Tenho a plena sensação de que há alegrias esporádicas. Por exemplo, ligar o rádio e ouvir repetidamente uma canção que marcou uma época, e onde descubro que, ainda, sou contemporânea do artista.
Sou capaz de dizer que eu tenho medo da finitude, embora, acredite que esse temor, talvez, seja o “maior medo” de todos nós. Nas culturas que veem a morte como elevação do corpo e da alma há uma escapatória que atenua a visita do anjo negro.
Não pensamos na fatalidade, vivemos em função daquilo que é confortável, mas há coisas na vida que não o são. O confronto com a realidade devia acordar as mentes. O ADN diferencia-nos, mas o medo iguala-nos e há uma lista interminável e amedrontadora: o escuro, a morte, a fome, a solidão, o desamor, a ignorância, a crueldade e o esquecimento. Viver encoraja-nos a duvidar das nossas habilidades? Olhar para as coisas e admirá-las como elas são ajuda-nos a viver?

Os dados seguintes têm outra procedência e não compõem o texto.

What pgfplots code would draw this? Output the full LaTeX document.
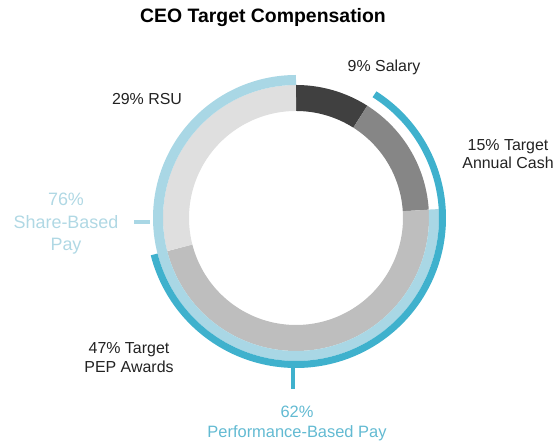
\documentclass[border=0pt]{standalone}
\usepackage{fontspec}
\setmainfont{Liberation Sans}
\usepackage{pgfplots}
\pgfplotsset{compat=1.18}
\usepackage{pgfplotstable}

\definecolor{cSal}{HTML}{404040}
\definecolor{cCash}{HTML}{868686}
\definecolor{cPEP}{HTML}{BEBEBE}
\definecolor{cRSU}{HTML}{DFDFDF}
\definecolor{cShare}{HTML}{A9D7E5}
\definecolor{cPerf}{HTML}{3FB1CD}
\definecolor{tShare}{HTML}{B0D8E4}
\definecolor{tPerf}{HTML}{62BAD2}
\definecolor{tDark}{HTML}{222222}

% CEO target compensation mix (percent)
\pgfplotstableread{
component value
Salary 9
Cash 15
PEP 47
RSU 29
}\comp

\pgfplotsset{seg/.style={draw=#1, line cap=butt, line join=round, no markers, samples=120, smooth}}

\begin{document}
\begin{tikzpicture}
\pgfplotstablegetelem{0}{value}\of\comp \let\vSal\pgfplotsretval
\pgfplotstablegetelem{1}{value}\of\comp \let\vCash\pgfplotsretval
\pgfplotstablegetelem{2}{value}\of\comp \let\vPEP\pgfplotsretval
\pgfplotstablegetelem{3}{value}\of\comp \let\vRSU\pgfplotsretval
\pgfmathsetmacro\aA{90}
\pgfmathsetmacro\aB{\aA-3.6*\vSal}
\pgfmathsetmacro\aC{\aB-3.6*\vCash}
\pgfmathsetmacro\aD{\aC-3.6*\vPEP}
\pgfmathsetmacro\aE{\aD-3.6*\vRSU}
\begin{axis}[
  x=1bp, y=1bp,
  xmin=-296, xmax=264, ymin=-228, ymax=218,
  hide axis, clip=false,
]
% inner ring: components
\addplot[seg=cSal,  line width=26bp, domain=\aB:\aA] ({120*cos(x)},{120*sin(x)});
\addplot[seg=cCash, line width=26bp, domain=\aC:\aB] ({120*cos(x)},{120*sin(x)});
\addplot[seg=cPEP,  line width=26bp, domain=\aD:\aC] ({120*cos(x)},{120*sin(x)});
\addplot[seg=cRSU,  line width=26bp, domain=\aE:\aD] ({120*cos(x)},{120*sin(x)});
% share-based pay (PEP + RSU)
\addplot[seg=cShare, line width=10bp, domain=\aE:\aC] ({138*cos(x)},{138*sin(x)});
% performance-based pay (Cash + PEP)
\addplot[seg=cPerf, line width=7bp, domain=\aD:\aB] ({146.5*cos(x)},{146.5*sin(x)});
% leader ticks
\addplot[draw=cShare, line width=4bp, no markers] coordinates {(-162,-4) (-146,-4)};
\addplot[draw=cPerf, line width=4.5bp, no markers] coordinates {(-3,-148) (-3,-171)};

% labels
\node[font=\fontsize{19.5}{23}\selectfont\bfseries, anchor=base] at (axis cs:-33,195) {CEO Target Compensation};
\node[font=\fontsize{16}{18.5}\selectfont, text=tDark, anchor=base] at (axis cs:88,146) {9\% Salary};
\node[font=\fontsize{16}{18.5}\selectfont, text=tDark, align=center] at (axis cs:212,64) {15\% Target\\Annual Cash};
\node[font=\fontsize{16}{18.5}\selectfont, text=tDark] at (axis cs:-149,119) {29\% RSU};
\node[font=\fontsize{18}{22.5}\selectfont, text=tShare, align=center] at (axis cs:-230,-6) {76\%\\Share-Based\\Pay};
\node[font=\fontsize{16}{19}\selectfont, text=tDark, align=center] at (axis cs:-167,-139.5) {47\% Target\\PEP Awards};
\node[font=\fontsize{16.5}{20}\selectfont, text=tPerf, align=center] at (axis cs:1,-205.5) {62\%\\Performance-Based Pay};
\coordinate (BL) at (axis cs:-296,-228);
\coordinate (TR) at (axis cs:264,218);
\end{axis}
\pgfresetboundingbox
\useasboundingbox (BL) rectangle (TR);
\end{tikzpicture}
\end{document}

“Podemos facilmente perdoar uma criança que tem medo do escuro. A real tragédia da vida é quando os homens têm medo da luz”, a citação é de um senhor que morreu aos oitenta anos e se chamava Platão (427 a.C.). O facto curioso da vida do filósofo grego é que na sua “Sétima Carta”, Platão observa que a sua idade coincidiu com a tomada do poder pelos Trinta Tiranos, comentando que “um jovem com idade inferior a vinte seria motivo de chacota se tentasse entrar na arena política”. Assim, a data de nascimento de Platão seria 424/423 a.C.. E o seu contrário, também, seria possível?
É pela luz que nos orientamos e pela sabedoria que é, também sinónimo de luz. De uma maneira geral, as gerações precisam da interpelação, não é uma questão de fé ou de crenças. Pelos olhos de Deus somos iguais, inclusive nas diferenças. Um jovem na sua consciência moral, não devia pensar que um velho não tem futuro. A humanidade vive com a experiência dos anciãos, essa memória coletiva ou biblioteca do humanismo.
O medo quando é excessivo paralisa as nossas vidas. A inércia é uma resposta, justifica-se pela ausência de compreensão e, às vezes, da falta de compaixão. Pelos olhos de Deus, somos a perfeição que se constrói todos os dias.